I work for a manufacturer of thermal paper and thermal printers
(Pentax) so I know the ink is burned and won't smudge or degrade over
time. It is how they can print so many over time and not need to
replace ink cartridges or ribbons on a printer, and it usually is
water resistant and tolerant to extreme temperatures.
-----Original Message-----
*From:* Alan Crandall [mailto:ipix@xxxxxxxxxxxxx]
*Sent:* Thursday, November 13, 2003 8:56 AM
*To:* kellen carey
*Cc:* Boulder Computer Voting
*Subject:* RE: letter to the editor, 11/11
Kell,
Avante Paper is not spooled. Each ballot receipt is cut and a
separate piece of paper in the printer ballot box. They made a
point of making this part of their presentation that I attended.
They said to be wary of Sequoia or any other vender that spools
paper because you may be able to figure out which ballot goes with
which person if combined with a time stamp or video of the polling
place.
It is not ink it is a thermal print which is flimsy but no ink
involved.
I agree with the systems currently on the table Avente is the best
but it is still sup standard to our goal of a full printed ballot
that is then optically scanned for the tally.
Alan Crandall
-----Original Message-----
*From:* kellen carey [mailto:kcarey636@xxxxxxxxx]

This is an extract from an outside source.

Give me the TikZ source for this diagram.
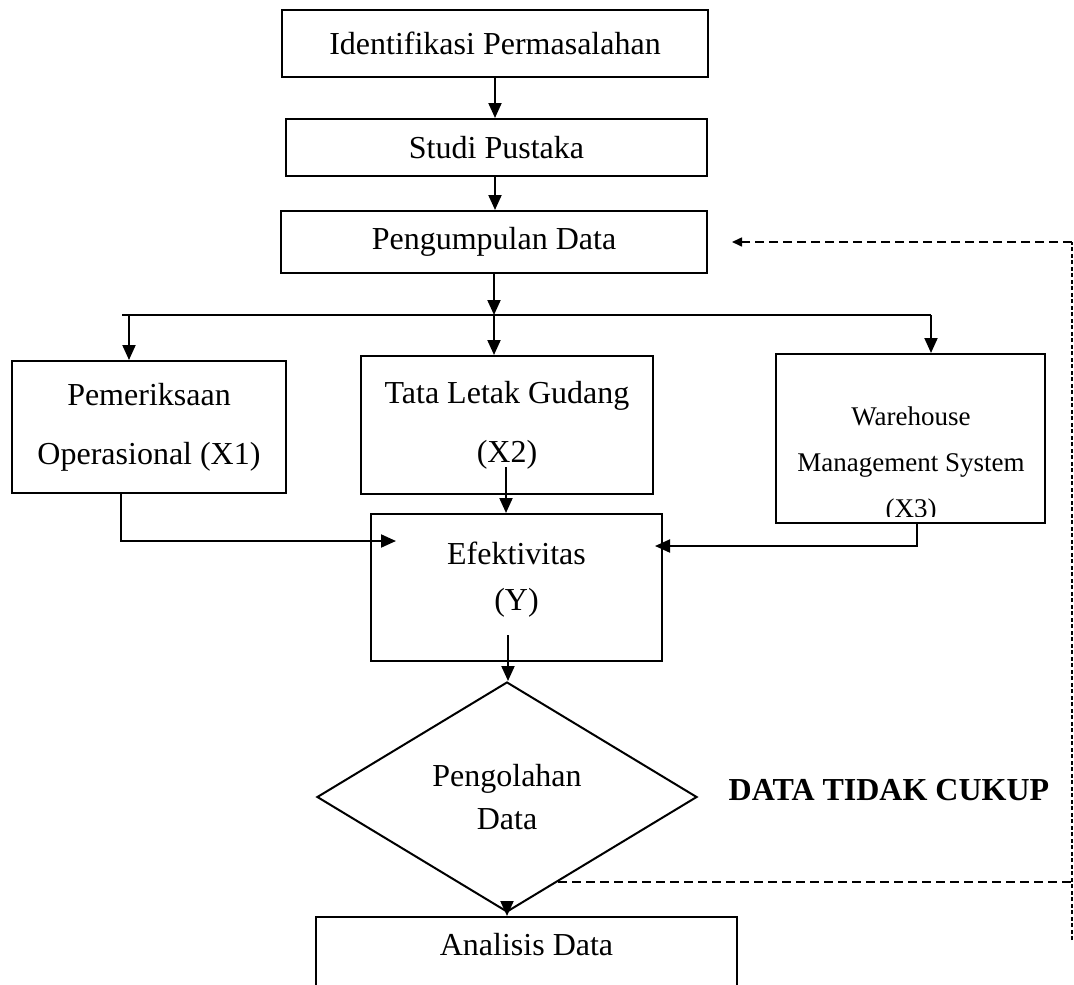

*Sent:* Wednesday, November 12, 2003 11:37 PM
*To:* BCV
*Subject:* RE: letter to the editor, 11/11
Paul,
You're sorta right: Avanti is the only vender who showed us an
already operating and functioning voter verifiable paper ballot.
But it falls short in a few important respects:
1) Paper is spooled -- meaning any handcount would be extremely
problematic because each separate ballot would have to be
cut/separated from ajoining ballots.
2) Paper is about as flimsy as the cheap toilet paper used in gas
station bathrooms, meaning it won't handle much handling by hand
counters.
3) Ink deteriorates rather rapidly (either due to the paper type
or the ink or both).
4) What it prints out isn't the complete context of the ballot,
only what you voted for or against. That is, it just says "County
Issue For" and "Sherriff Jones" w/o the other options in context.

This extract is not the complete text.